Efectivamente, la victoria del consumo de masas ha significado una transformación devastadora, tanto respecto al pasado como respecto al porvenir. Su exaltación del momento presente ha convertido el instante en materia radiante, la actualidad en la escena suprema y la metafísica en papiroflexia. ¿Cómo no entender, por tanto, el malestar de los profetas, de los historiadores o de los ilustrados? La enfatización del presente ha reducido el valor de los procesos y ha achicado decisivamente la importancia de la memoria. Con una consecuencia relevante para los modos de entender la vida: el anhelo de desarrollar una existencia hacia una meta distante ha sido reemplazado por el afán de absorber el instante porque «el ahora es —por fin— la eternidad».
Todas las instituciones edificadas históricamente sobre el aplazamiento de la satisfacción, se trate de la recompensa sexual tras las nupcias, del poder tras las oposiciones o de la santificación tras los largos procesos, han ido quedando obsoletas. Ni un santo, ni una esposa, ni un notario conservan la mitad de la categoría de hace treinta años. Ahora no hay obispo ni catedrático que nos parezca de rango extraordinario, pero tampoco se lo parece a sus propias instituciones, que les hacen vivir con sueldos infamantes. No hay grandes ni purpuradas categorías de color indeleble, sino empleos, cargos, puestos móviles, en consonancia con el cambiante vestuario del consumo. Sólo el yo sería el posible broche unificador de la vida. Pero ni eso. El yo zarandeado por el viaje, la flexibilidad, la novedad, el traslado, trata a su vez de comportarse como un artista y hacer de su vida una productora con filmes de todos los géneros.
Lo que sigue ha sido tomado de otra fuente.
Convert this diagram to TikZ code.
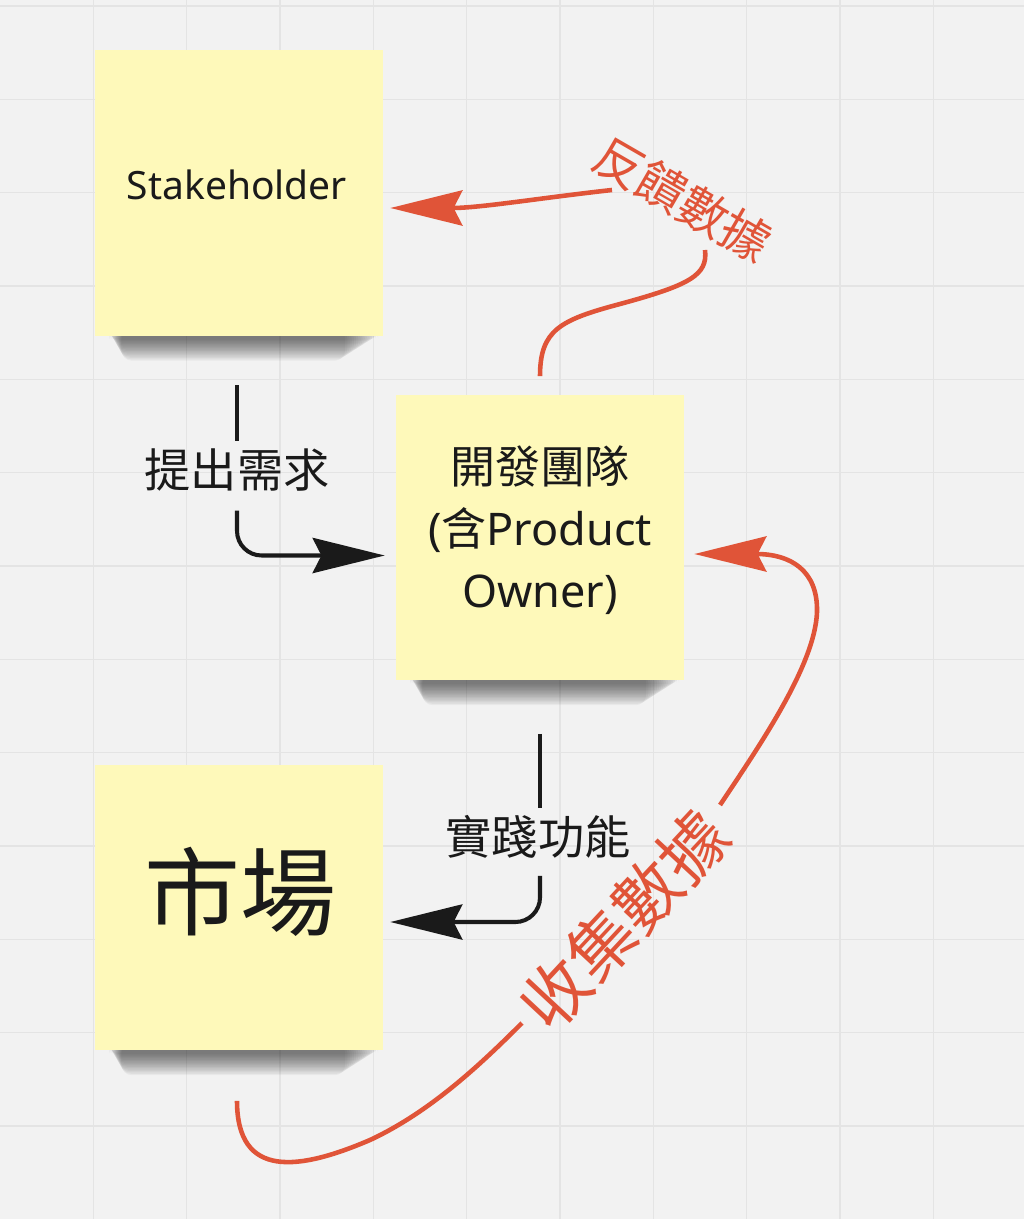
\documentclass[tikz,border=0pt]{standalone}
\usepackage{fontspec}
\setmainfont{Noto Sans}
\newfontfamily\cjk{Noto Sans CJK TC}
\usepackage{tikz}
\usetikzlibrary{arrows.meta,positioning,calc}
\definecolor{boardgrey}{RGB}{242,242,242}
\definecolor{gridgrey}{RGB}{228,228,228}
\definecolor{noteyellow}{RGB}{254,249,186}
\definecolor{inkblack}{RGB}{26,26,26}
\definecolor{datared}{RGB}{224,84,56}
\pgfdeclarelayer{board}
\pgfdeclarelayer{shade}
\pgfsetlayers{board,shade,main}
\tikzset{
	sticky/.style={
		fill=noteyellow,
		minimum width=5.76cm,
		minimum height=5.72cm,
		inner sep=0pt
	},
	notetext/.style={
		text=inkblack,
		align=center,
		inner sep=0pt
	},
	steplabel/.style={
		text=inkblack,
		inner xsep=0pt,
		inner ysep=4pt,
		font=\cjk\fontsize{26.3pt}{30pt}\selectfont
	},
	datalabel/.style={
		text=datared,
		inner sep=0pt
	},
	gridline/.style={
		draw=gridgrey,
		line width=0.85pt
	},
	blkline/.style={
		draw=inkblack,
		line width=2.3pt
	},
	blkflow/.style={
		blkline,
		-{Stealth[length=41pt,width=20pt,inset=5pt]}
	},
	redline/.style={
		draw=datared,
		line width=2.6pt
	},
	redflow/.style={
		redline,
		-{Stealth[length=41pt,width=20pt,inset=5pt]}
	}
}

\begin{document}
\begin{tikzpicture}[x=0.02cm,y=-0.02cm]
	
	% Board
	\useasboundingbox (0,0) rectangle (1024,1219);
	\begin{pgfonlayer}{board}
		\fill[boardgrey] (0,0) rectangle (1024,1219);
		\foreach \gx in {1,...,10}
		\draw[gridline] ({\gx*93.33},0) -- ({\gx*93.33},1219);
		\foreach \gy in {0,...,13}
		\draw[gridline] (0,{6+\gy*93.33}) -- (1024,{6+\gy*93.33});
	\end{pgfonlayer}
	
	% Sticky notes
	\node[sticky] (stake) at (239,193) {};
	\node[notetext,font=\fontsize{22.2pt}{26pt}\selectfont] at (237,185) {Stakeholder};
	
	\node[sticky] (dev) at (540,537.5) {};
	\node[notetext,font=\fontsize{25.6pt}{35.3pt}\selectfont] at (540,530)
	{{\cjk 開發團隊}\\({\cjk 含}Product\\Owner)};
	
	\node[sticky] (market) at (239,907.5) {};
	\node[notetext,font=\cjk\fontsize{54.6pt}{60pt}\selectfont] at (240,892) {市場};
	
	% Shadows
	\begin{pgfonlayer}{shade}
		\foreach \n in {stake,dev,market}
		\foreach \k in {1,...,16}
		\fill[black,opacity=0.038,rounded corners=6pt]
		($(\n.south west)+(14+0.8*\k,-8)$) rectangle ($(\n.south east)+(-3-2.2*\k,2+1.4*\k)$);
	\end{pgfonlayer}
	
	% Labels
	\node[steplabel] (need) at (237,470) {提出需求};
	\node[steplabel] (impl) at (538,837) {實踐功能};
	\node[datalabel,rotate=-30,font=\cjk\fontsize{27.8pt}{32pt}\selectfont] (fb) at (683,199) {反饋數據};
	\node[datalabel,rotate=47,font=\cjk\fontsize{38pt}{44pt}\selectfont] (cd) at (624,920) {收集數據};
	
	% Free ends beside the red labels
	\coordinate (fbfoot) at (705,250);
	\coordinate (fbhead) at (612,190);
	\coordinate (cdfoot) at (522,1023);
	\coordinate (cdtop) at (720,805);
	
	% Black flow
	\draw[blkline] ($(stake.south)+(-2,49)$) -- (need.north);
	\draw[blkflow,rounded corners=14pt] ($(need.south)+(0,12)$) |- ($(dev.west)+(-11,18)$);
	\draw[blkline] ($(dev.south)+(0,53)$) -- ($(impl.north)+(2,0)$);
	\draw[blkflow,rounded corners=14pt] ($(impl.south)+(2,10)$) |- ($(market.east)+(7,14.5)$);
	
	% Red feedback
	\draw[redline] ($(dev.north)+(0,-18)$) .. controls (540,330) and (560,320) .. (620,304)
	.. controls (690,285) and (708,275) .. (fbfoot);
	\draw[redflow] (fbhead) .. controls (540,198) and (480,208) .. ($(stake.east)+(7,15)$);
	
	\draw[redline] ($(market.south)+(-2,50)$) .. controls (237,1180) and (300,1170) .. (370,1140)
	.. controls (430,1112) and (480,1065) .. (cdfoot);
	\draw[redflow] (cdtop) .. controls (760,745) and (815,665) .. (817,612)
	.. controls (818,570) and (790,554) .. ($(dev.east)+(10,16.5)$);
	
\end{tikzpicture}
\end{document}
La existencia y el consumo han juntado sus decisiones y en este lazo cunde tanto la vitalidad del consumo como el consumo de vida. La vida, incluso, como máximo objeto de consumo: objeto o artefacto del que extraer el mejor provecho, el sabor idóneo, la máxima variedad.
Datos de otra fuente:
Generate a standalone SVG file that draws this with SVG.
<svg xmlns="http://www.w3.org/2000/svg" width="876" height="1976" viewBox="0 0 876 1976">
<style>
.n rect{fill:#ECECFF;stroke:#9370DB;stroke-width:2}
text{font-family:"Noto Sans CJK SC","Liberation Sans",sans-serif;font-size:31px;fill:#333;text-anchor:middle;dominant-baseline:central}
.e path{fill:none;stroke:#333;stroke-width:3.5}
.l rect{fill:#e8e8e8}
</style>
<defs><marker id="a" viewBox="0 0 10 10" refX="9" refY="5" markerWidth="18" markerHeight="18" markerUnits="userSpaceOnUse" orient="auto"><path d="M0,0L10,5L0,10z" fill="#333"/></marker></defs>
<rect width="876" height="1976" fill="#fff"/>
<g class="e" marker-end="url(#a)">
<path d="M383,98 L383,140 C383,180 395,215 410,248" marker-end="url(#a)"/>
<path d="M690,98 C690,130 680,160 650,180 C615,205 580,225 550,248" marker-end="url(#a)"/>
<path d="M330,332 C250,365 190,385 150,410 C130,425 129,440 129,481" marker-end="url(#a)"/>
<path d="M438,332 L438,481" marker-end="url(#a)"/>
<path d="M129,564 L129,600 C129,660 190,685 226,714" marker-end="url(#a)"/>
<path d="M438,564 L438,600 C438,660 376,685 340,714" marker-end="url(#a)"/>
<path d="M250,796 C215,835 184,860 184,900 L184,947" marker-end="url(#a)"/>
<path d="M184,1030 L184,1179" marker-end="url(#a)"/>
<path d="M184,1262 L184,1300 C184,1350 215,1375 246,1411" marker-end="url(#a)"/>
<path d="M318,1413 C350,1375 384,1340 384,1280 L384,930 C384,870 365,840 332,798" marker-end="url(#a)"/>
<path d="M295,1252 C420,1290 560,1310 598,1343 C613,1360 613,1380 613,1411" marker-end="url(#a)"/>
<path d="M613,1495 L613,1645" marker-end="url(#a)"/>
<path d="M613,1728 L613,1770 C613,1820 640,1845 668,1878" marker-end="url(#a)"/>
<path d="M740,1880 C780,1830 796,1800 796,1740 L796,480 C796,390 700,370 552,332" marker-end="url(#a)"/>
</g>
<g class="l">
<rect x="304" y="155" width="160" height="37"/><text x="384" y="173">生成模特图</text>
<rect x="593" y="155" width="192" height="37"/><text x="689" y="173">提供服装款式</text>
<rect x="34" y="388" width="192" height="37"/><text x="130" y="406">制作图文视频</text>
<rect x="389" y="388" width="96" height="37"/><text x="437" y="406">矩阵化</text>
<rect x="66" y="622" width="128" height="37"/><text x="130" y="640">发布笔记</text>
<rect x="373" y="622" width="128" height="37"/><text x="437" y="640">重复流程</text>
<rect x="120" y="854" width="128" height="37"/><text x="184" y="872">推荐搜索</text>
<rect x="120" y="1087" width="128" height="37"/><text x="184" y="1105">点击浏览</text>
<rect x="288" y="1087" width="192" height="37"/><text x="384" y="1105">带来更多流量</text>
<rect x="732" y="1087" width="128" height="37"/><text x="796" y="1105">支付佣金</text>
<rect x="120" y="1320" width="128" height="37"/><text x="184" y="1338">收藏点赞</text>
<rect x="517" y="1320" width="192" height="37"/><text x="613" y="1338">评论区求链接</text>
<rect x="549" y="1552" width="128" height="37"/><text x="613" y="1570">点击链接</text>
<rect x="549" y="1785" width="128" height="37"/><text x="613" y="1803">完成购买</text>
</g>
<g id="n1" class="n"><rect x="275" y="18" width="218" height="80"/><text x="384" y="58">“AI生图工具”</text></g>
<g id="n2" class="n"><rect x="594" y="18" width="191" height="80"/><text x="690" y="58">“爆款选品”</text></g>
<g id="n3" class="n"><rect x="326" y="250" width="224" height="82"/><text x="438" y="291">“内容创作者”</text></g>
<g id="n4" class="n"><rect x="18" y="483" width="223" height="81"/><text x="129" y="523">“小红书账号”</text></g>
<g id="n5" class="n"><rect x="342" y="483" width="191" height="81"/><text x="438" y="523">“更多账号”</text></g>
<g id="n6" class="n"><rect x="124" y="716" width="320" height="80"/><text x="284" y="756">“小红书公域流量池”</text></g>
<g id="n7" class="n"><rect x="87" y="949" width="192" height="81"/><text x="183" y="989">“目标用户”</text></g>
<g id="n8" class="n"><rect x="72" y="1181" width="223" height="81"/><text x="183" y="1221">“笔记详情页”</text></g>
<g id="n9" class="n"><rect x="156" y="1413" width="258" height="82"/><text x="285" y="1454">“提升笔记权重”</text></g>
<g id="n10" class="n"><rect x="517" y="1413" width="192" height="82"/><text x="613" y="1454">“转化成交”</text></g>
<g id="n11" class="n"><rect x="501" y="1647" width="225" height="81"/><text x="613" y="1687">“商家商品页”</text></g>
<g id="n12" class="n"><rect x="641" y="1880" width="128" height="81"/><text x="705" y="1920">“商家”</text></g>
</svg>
Ser consumidor no es, por tanto, una característica episódica o accidental; constituye una condición central, porque la cultura del consumo marca también nuestra escena personal, desde el deporte hasta la fe, desde el grupo al uno a uno. La aceleración de los consumos, sus mudanzas, sus pujanzas nos alteran como un consumo más y, en las empresas o en las parejas, nos vemos desgastados u obsoletos de manera parecida a los avatares que siguen los objetos. El reciclaje, la restauración, el revival de las cosas se corresponde con nuestros reciclajes constantes, con nuestra indispensable restauración mediante injertos o liftings, con nuestra ilusión de juventud sin término o con nuestro retorno a pueblos y alimentos biológicos como si estar aquí equivaliera a vivir en las pantallas o reiniciarse sin cesar y no apagarse definitivamente nunca.